Physical characteristics
- • location: Reihausen near Engeln
- • location: into the Große Aue
- • coordinates: 52°35′51″N 8°56′26″E﻿ / ﻿52.59750°N 8.94056°E
- • elevation: about 31 m above sea level (NN)
- Length: 24.6 km (15.3 mi)

Basin features
- Progression: Große Aue→ Weser→ North Sea
- Landmarks: Villages: Siedenburg

= Siede =

River in Germany

Siede (/de/) is a river of Lower Saxony, Germany. It is a left-hand (northern) tributary of the Große Aue, about 25 km long. It runs mainly through the southern part of the district of Diepholz and belongs to the Weser river system.

== Course ==
The Siede emerges near Reihausen in the village of Engeln in the parish of Bruchhausen-Vilsen.
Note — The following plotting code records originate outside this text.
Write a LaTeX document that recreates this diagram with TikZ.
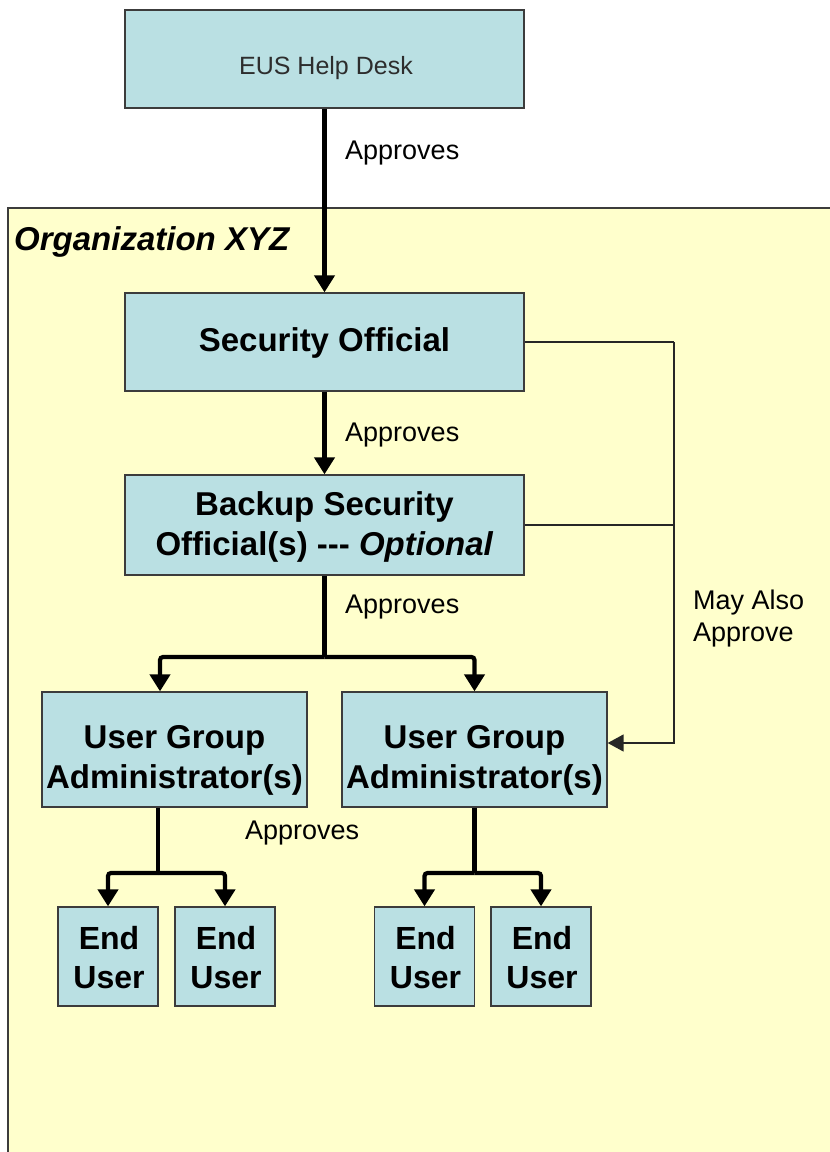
\documentclass[tikz,border=0pt]{standalone}
\usepackage{fontspec}
\setmainfont{Liberation Sans}
\usetikzlibrary{arrows.meta,calc}
\definecolor{boxfill}{RGB}{186,224,227}
\definecolor{boxline}{RGB}{60,60,60}
\definecolor{orgfill}{RGB}{255,255,204}
\definecolor{darktext}{RGB}{45,45,45}
\begin{document}
\begin{tikzpicture}[x=1pt,y=-1pt,
  box/.style={draw=boxline, fill=boxfill, line width=1.3pt, inner sep=0pt, align=center},
  boxtext/.style={font=\fontsize{33}{40}\selectfont\bfseries, align=center, inner sep=0pt},
  eutext/.style={font=\fontsize{32}{39}\selectfont\bfseries, align=center, inner sep=0pt},
  lbl/.style={font=\fontsize{27}{32}\selectfont, anchor=west, inner sep=0pt, align=left},
  tl/.style={line width=4.2pt, rounded corners=3pt},
  thinl/.style={line width=1.6pt, draw=black!85},
  tip/.style={-{Triangle[length=17pt,width=20pt]}}
]
\useasboundingbox (0,0) rectangle (830,1152);
\fill[white] (0,0) rectangle (830,1152);
% organization area
\coordinate (orgnw) at (8,208);
\coordinate (orgse) at (845,1165);
\fill[orgfill] (orgnw) rectangle (orgse);
\draw[line width=1.6pt, draw=boxline] (orgse |- orgnw) -- (orgnw) -- (orgnw |- orgse);
\node[font=\fontsize{33}{38}\selectfont\bfseries\itshape, anchor=west, inner sep=0pt] (org) at (14,242) {Organization XYZ};

% boxes
\node[box, minimum width=399pt, minimum height=98pt] (eus) at (324.5,59) {};
\node[font=\fontsize{25}{30}\selectfont, text=darktext, inner sep=0pt] (eust) at (326,68) {EUS Help Desk};
\node[box, minimum width=399pt, minimum height=98pt] (so) at (324.5,342) {};
\node[boxtext] (sot) at (324.5,343) {Security Official};
\node[box, minimum width=399pt, minimum height=100pt] (bk) at (324.5,525) {};
\node[boxtext] (bkt) at (324.5,527) {Backup Security\\Official(s) {-}{-}{-} \textit{Optional}};
\node[box, minimum width=265pt, minimum height=115pt] (ug1) at (174.5,749.5) {};
\node[boxtext] (ug1t) at (174.5,760) {User Group\\Administrator(s)};
\node[box, minimum width=265pt, minimum height=115pt] (ug2) at (474.5,749.5) {};
\node[boxtext] (ug2t) at (474.5,760) {User Group\\Administrator(s)};
\node[box, minimum width=100pt, minimum height=99pt] (eu1) at (108,956.5) {};
\node[eutext] (eu1t) at (109,958) {End\\User};
\node[box, minimum width=100pt, minimum height=99pt] (eu2) at (225,956.5) {};
\node[eutext] (eu2t) at (226,958) {End\\User};
\node[box, minimum width=100pt, minimum height=99pt] (eu3) at (424.5,956.5) {};
\node[eutext] (eu3t) at (425.5,958) {End\\User};
\node[box, minimum width=100pt, minimum height=99pt] (eu4) at (541,956.5) {};
\node[eutext] (eu4t) at (542,958) {End\\User};

% main approval arrows
\draw[tl, tip] (eus.south) -- (so.north);
\draw[tl, tip] (so.south) -- (bk.north);
\coordinate (j1) at (324.5,657);
\coordinate (a1) at (160,657);
\coordinate (a2) at (474.5,657);
\draw[tl] (bk.south) -- (j1);
\draw[tl, tip] (j1) -- (a1) -- (a1 |- ug1.north);
\draw[tl, tip] (j1) -- (a2) -- (a2 |- ug2.north);

% UGA1 -> end users
\coordinate (b1) at (158,873);
\draw[tl] (b1 |- ug1.south) -- (b1);
\draw[tl, tip] (b1) -- (eu1.north |- b1) -- (eu1.north);
\draw[tl, tip] (b1) -- (eu2.north |- b1) -- (eu2.north);
% UGA2 -> end users
\coordinate (b2) at (474.5,873);
\draw[tl] (b2 |- ug2.south) -- (b2);
\draw[tl, tip] (b2) -- (eu3.north |- b2) -- (eu3.north);
\draw[tl, tip] (b2) -- (eu4.north |- b2) -- (eu4.north);

% may also approve
\coordinate (r1) at (674,342);
\coordinate (r2) at (674,743);
\draw[thinl] (so.east) -- (r1);
\draw[thinl] (bk.east) -- (bk.east -| r1);
\draw[thinl, -{Triangle[length=16pt,width=17pt]}] (r1) -- (r2) -- (r2 -| ug2.east);

% labels
\node[lbl] (l1) at (345,153) {Approves};
\node[lbl] (l2) at (345,435) {Approves};
\node[lbl] (l3) at (345,607) {Approves};
\node[lbl] (l4) at (245,833) {Approves};
\node[lbl, font=\fontsize{27}{32}\selectfont] (l5) at (693,619) {May Also\\Approve};
\end{tikzpicture}
\end{document}
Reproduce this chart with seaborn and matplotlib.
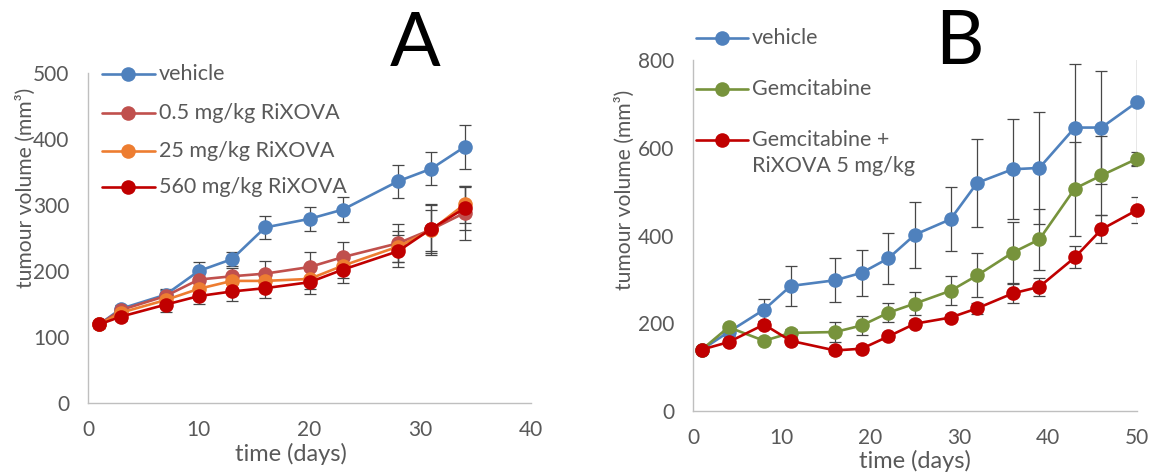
import numpy as np
import pandas as pd
import matplotlib
matplotlib.use("Agg")
import matplotlib.pyplot as plt
from matplotlib.lines import Line2D
import seaborn as sns

# ---------------- data ----------------
days_A = [1, 3, 7, 10, 13, 16, 20, 23, 28, 31, 34]
vehicle_A = [119, 143, 164, 200, 218, 266, 279, 293, 336, 355, 388]
vehicle_A_err = [5, 6, 8, 13, 11, 17, 18, 19, 25, 25, 33]
rix05 = [119, 141, 162, 187, 192, 196, 206, 221, 242, 263, 288]
rix05_err = [5, 6, 9, 12, 12, 19, 23, 23, 29, 38, 41]
rix25 = [119, 137, 156, 173, 185, 185, 188, 208, 237, 262, 301]
rix25_err = [5, 6, 8, 10, 11, 14, 16, 18, 24, 31, 28]
rix560 = [119, 131, 149, 162, 169, 174, 183, 202, 230, 264, 295]
rix560_err = [5, 6, 11, 12, 14, 15, 18, 20, 24, 36, 33]
labels_A = ["vehicle", "0.5 mg/kg RiXOVA", "25 mg/kg RiXOVA", "560 mg/kg RiXOVA"]

days_B = [1, 4, 8, 11, 16, 19, 22, 25, 29, 32, 36, 39, 43, 46, 50]
vehicle_B = [140, 180, 231, 285, 298, 315, 348, 402, 437, 520, 551, 554, 646, 646, 704]
vehicle_B_err = [5, 8, 25, 46, 50, 53, 58, 75, 73, 100, 114, 128, 145, 129, 146]
gem = [140, 191, 160, 178, 180, 195, 224, 245, 274, 309, 361, 391, 507, 537, 575]
gem_err = [5, 8, 8, 8, 22, 21, 22, 26, 33, 50, 70, 69, 107, 90, 15]
gem_rix = [140, 157, 197, 160, 138, 142, 170, 199, 213, 234, 268, 283, 350, 414, 458]
gem_rix_err = [5, 6, 8, 8, 8, 8, 8, 8, 8, 12, 22, 20, 25, 32, 30]
labels_B = ["vehicle", "Gemcitabine", "Gemcitabine +", "RiXOVA 5 mg/kg"]

xticks_A = [0, 10, 20, 30, 40]
yticks_A = [0, 100, 200, 300, 400, 500]
xticks_B = [0, 10, 20, 30, 40, 50]
yticks_B = [0, 200, 400, 600, 800]

# ---------------- style ----------------
sns.set_style("white")
plt.rcParams["font.family"] = ["Lato", "DejaVu Sans"]
TXT = "#595959"
AXC = "#BFBFBF"
ERRC = "#474747"
colors_A = ["#4F81BD", "#C0504D", "#ED7D31", "#C00000"]
colors_B = ["#4F81BD", "#77933C", "#C00000"]

W, H = 1157, 475
fig = plt.figure(figsize=(W / 100, H / 100), dpi=100)


def fx(px):
    return px / W


def fy(py):
    return 1 - py / H


axA = fig.add_axes([fx(88), fy(403), fx(531) - fx(88), fy(73) - fy(403)])
axB = fig.add_axes([fx(693), fy(411), fx(1137) - fx(693), fy(60) - fy(411)])

MS = 10.5
LW = 1.9


def draw(ax, x, ys, errs, cols):
    for y, e in zip(ys, errs):
        ax.errorbar(x, y, yerr=e, fmt="none", ecolor=ERRC, elinewidth=0.9,
                    capsize=4.3, capthick=0.9, zorder=2)
    n_before = len(ax.get_lines())
    for y, c in zip(ys, cols):
        sns.lineplot(x=x, y=y, ax=ax, color=c, marker="o", markersize=MS,
                     markeredgewidth=0, linewidth=LW, zorder=3, legend=False,
                     errorbar=None)
    for ln in ax.get_lines()[n_before:]:
        ln.set_clip_on(False)


draw(axA, days_A, [vehicle_A, rix05, rix25, rix560],
     [vehicle_A_err, rix05_err, rix25_err, rix560_err], colors_A)
draw(axB, days_B, [vehicle_B, gem, gem_rix],
     [vehicle_B_err, gem_err, gem_rix_err], colors_B)


def style(ax, xt, yt):
    ax.set_xlim(xt[0], xt[-1])
    ax.set_ylim(yt[0], yt[-1])
    ax.set_xticks(xt)
    ax.set_yticks(yt)
    for s in ["top", "right"]:
        ax.spines[s].set_visible(False)
    for s in ["left", "bottom"]:
        ax.spines[s].set_color(AXC)
        ax.spines[s].set_linewidth(1.0)
    ax.tick_params(axis="both", direction="out", length=5.5, width=1.0,
                   color=AXC, labelcolor=TXT, labelsize=15, pad=7)
    ax.tick_params(axis="y", pad=8)
    ax.set_xlabel("time (days)", fontsize=17, color=TXT)
    ax.set_ylabel("tumour volume (mm³)", fontsize=15.2, color=TXT)
    ax.patch.set_alpha(0)


style(axA, xticks_A, yticks_A)
style(axB, xticks_B, yticks_B)
axA.xaxis.set_label_coords((291 - 88) / 443, -(443 - 403) / 330)
axA.yaxis.set_label_coords(-(88 - 36) / 443, (403 - 188) / 330)
axB.xaxis.set_label_coords(0.5, -(450 - 411) / 351)
axB.yaxis.set_label_coords(-(693 - 635) / 444, (411 - 190) / 351)

# panel letters
fig.text(fx(415), fy(44), "A", fontsize=54, ha="center", va="center", color="black")
fig.text(fx(959), fy(43), "B", fontsize=54, ha="center", va="center", color="black")


# legends (drawn manually to mimic the reference layout)
def legend_entry(x0, x1, xm, xt, py, color, label, handle=True):
    if handle:
        fig.add_artist(Line2D([fx(x0), fx(x1)], [fy(py), fy(py)], color=color,
                              linewidth=LW, transform=fig.transFigure))
        fig.add_artist(Line2D([fx(xm)], [fy(py)], color=color, marker="o",
                              markersize=MS, markeredgewidth=0,
                              transform=fig.transFigure))
    fig.text(fx(xt), fy(py), label, fontsize=15.5, color=TXT, ha="left", va="center")


for py, c, lab in zip([74, 113, 151, 187], colors_A, labels_A):
    legend_entry(102, 155, 128, 159, py, c, lab)

for py, c, lab in zip([38, 89, 140], colors_B, labels_B[:3]):
    legend_entry(696, 748, 722, 752, py, c, lab)
legend_entry(696, 748, 722, 752, 166, "none", labels_B[3], handle=False)

fig.savefig("out.png", dpi=100)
From its source, it flows in a southerly direction through the Samtgemeinde Siedenburg and its main municipality Siedenburg, to which it has given its name. It then leaves Diepholz district and discharges into the Große Aue in the district of Nienburg.

The tributaries of the Siede are the Kuhlenkamper Beeke (= upper and middle reaches of the Päpser Bach, the Speckenbach and the Eschbach.